What if, (a) Yakubu’s offside goal had been officially judged offside, (b) Walcott had been awarded a penalty in the 94th minute, (c) Mertesecker’s header had not just cleared the bar in the 92nd minute and (d) both Song and Kosielny had not scored freakish own goals? Each of these events might well be regarded more as an act of fate than part of any historical pattern. They were chance happenings, which, individually or collectively, led to an outcome that the interpreters have sought to place within the context of their own theories.
Indeed, even a cursory consideration of historical moments in football lends credence to the notion that much turns on a split second of absolute chance.
For example, Thomas’ rousing last ditch goal at Anfield in 1989 could so easily have crept wide of the post. Had that happened, then Liverpool, rather than Arsenal, would have been league champions in 1989. What if Eduardo had not been brutally injured at Birmingham in February 2008? Many believe that the incident so traumatised the team that it never recovered and, as a result, lost the EPL in 2008. Consider Lehman’s sending off against Barcelona in the Champions League final in 2006 and Lehman’s penalty save away at Villarreal in the semi-final of the same competition.
These moments of fate profoundly affected the outcome of football matches and championships. Yet, they are not necessarily part of any historical pattern, nor were they affected by the “philosophy” of a manager, the “character” of a captain, the passion of the fans or indeed anything to which some rational cause and effect can be attributed.
Pundits would have us believe that Arsenal has entered an inescapable historical decline that can only be halted by a regime change, i.e. Wenger out. But would Jose Mourinho or Pep Guardiola really have had any significant influence on the miniscule split second interventions of fate that led to Arsenal losing, rather than winning, at Blackburn on Saturday?
In my respectful submission, they would not, and we would be unwise to join the stampeding mob demanding Wenger’s head in reaction to events that simply cannot be controlled.
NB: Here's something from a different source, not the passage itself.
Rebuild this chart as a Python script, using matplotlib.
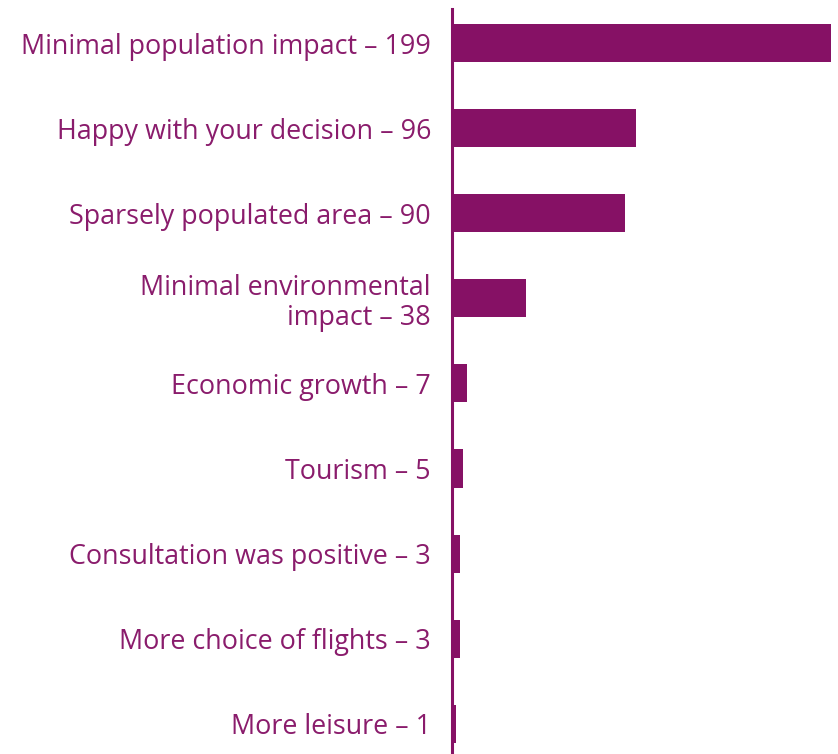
import matplotlib
matplotlib.use("Agg")
import matplotlib.pyplot as plt

categories = [
    "Minimal population impact – 199",
    "Happy with your decision – 96",
    "Sparsely populated area – 90",
    "Minimal environmental\nimpact – 38",
    "Economic growth – 7",
    "Tourism – 5",
    "Consultation was positive – 3",
    "More choice of flights – 3",
    "More leisure – 1",
]
values = [199, 96, 90, 38, 7, 5, 3, 3, 1]

bar_color = "#861165"
text_color = "#8a1c6c"

fig = plt.figure(figsize=(8.38, 7.54), dpi=100)
W, H = 838, 754
ax = fig.add_axes([454 / W, 0, (831 - 454) / W, (754 - 9) / H])

pos = list(range(len(values)))
ax.barh(pos, values, height=0.447, color=bar_color, left=0, zorder=3)
ax.set_xlim(0, 199)
ax.set_ylim(8.355, -0.40)

for s in ["top", "right", "bottom"]:
    ax.spines[s].set_visible(False)
ax.spines["left"].set_color(bar_color)
ax.spines["left"].set_linewidth(2.2)
ax.spines["left"].set_position(("outward", 1.1))
ax.set_xticks([])
ax.set_yticks(pos)
ax.set_yticklabels(categories, fontfamily="Open Sans", fontsize=19.4,
                   color=text_color, linespacing=1.08)
ax.tick_params(axis="y", length=0, pad=15.5)

fig.savefig("out.png", dpi=100)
Wenger is not perfect, he has certainly dithered in the transfer market at times, and yes, the defence needs to be properly organised. But it is perhaps to a defensive coach such as Martin Keown that Arsenal fans should be looking, rather than adopting the destructive theories of those who have written off both Wenger and his empire because it simply fits “the Story” or some perceived pattern of cause and effect.